Sin, sentimentality and ultimate saturation in error is what happens when everyone does “what is right in his own eyes.” Israel was winging its worship of the LORD as though that were possible. The verdict of the author of Judges was that this all transpired because Israel had no king. Could a king, in fact, have really prevented such a sorry state of affairs? Israel would demand a king before God was ready to give them one, but Saul was as much of a free-wheeler regarding God’s Law as was Micah, his mother, his bogus priest, and the murderous Danites.

Clearly, we need to examine the kind of king God desired for His people and, no doubt, the kind of king for whom the author of Judges yearned. The Law of Moses foresaw kings in Israel. Such a king was to be a national Israelite, a man who would not obscenely enrich himself, and a man who would not take many wives.
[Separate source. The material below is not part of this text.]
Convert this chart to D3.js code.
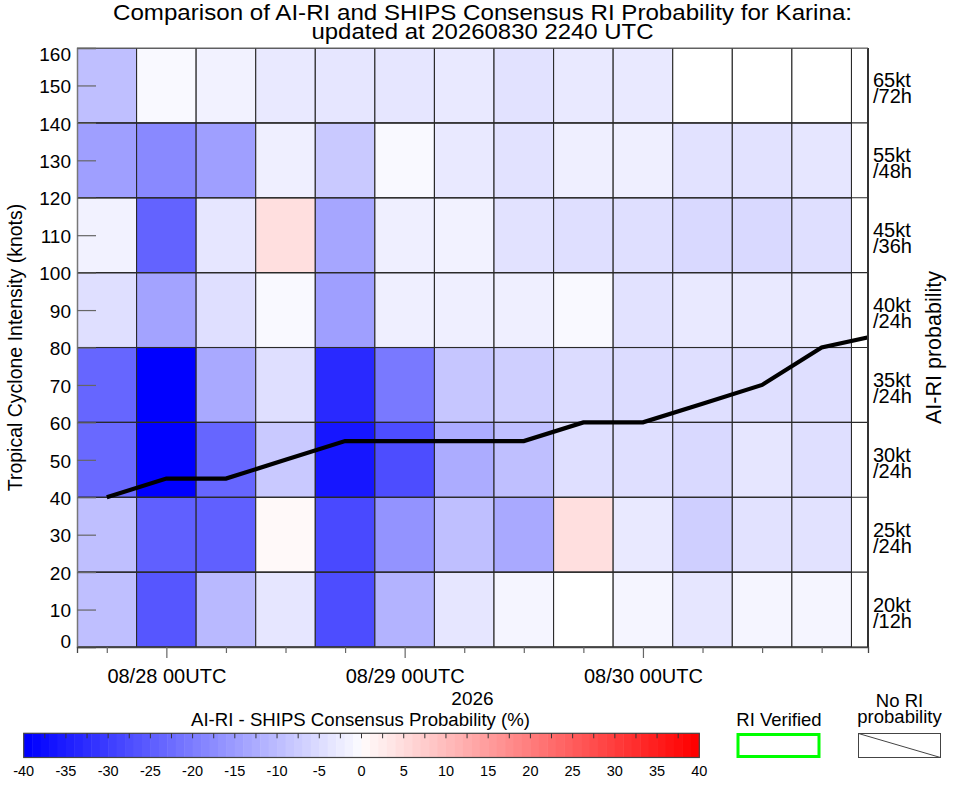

Most importantly, he was to be a man who would govern not according to his own caprice, but according to the Law of God:

18“And when he sits on the throne of his kingdom, he shall write for himself in a book a copy of this law, approved by the Levitical priests.19And it shall be with him, and he shall read in it all the days of his life, that he may learn to fear the Lord his God by keeping all the words of this law and these statutes, and doing them, 20that his heart may not be lifted up above his brothers, and that he may not turn aside from the commandment, either to the right hand or to the left …  – Deuteronomy 17:18-20

The key to a successful monarchy in Israel was not a king per se, but that the king would honor the Law of God in his own life and hold the people accountable for doing the same. Every time we see that lament in the book of Judges about the absence of a king, we can construe it as a lament about the barrenness of lives not governed and guided by the Word of God. “Where there is no revelation, the people cast off restraint …” (Proverbs 29:18).

I would like to say that these odd and ancient tales are hard to apply to our modern setting, but on the contrary, it is disturbingly easy to do so. So much of what presents itself in the name of Christ today is as distant from the truth as were the events in these stories. Superstitious whim and imagination are passed off as the leading of God. Empty promises of prosperity are doled out by grinning clergymen in the name of the Lord. God is worshipped as we imagine Him rather than as He has revealed Himself to be. Sin is redefined according to human motives of sentimentality, distorted love and self-justification.


The disturbing tendencies played out in these odd stories are in no way limited to those who came before us. Too much of what presents itself today as Christian practice is precipitated not by what God has spoken in the past, but by what seems right in the eyes of the adherents of modern Christianity.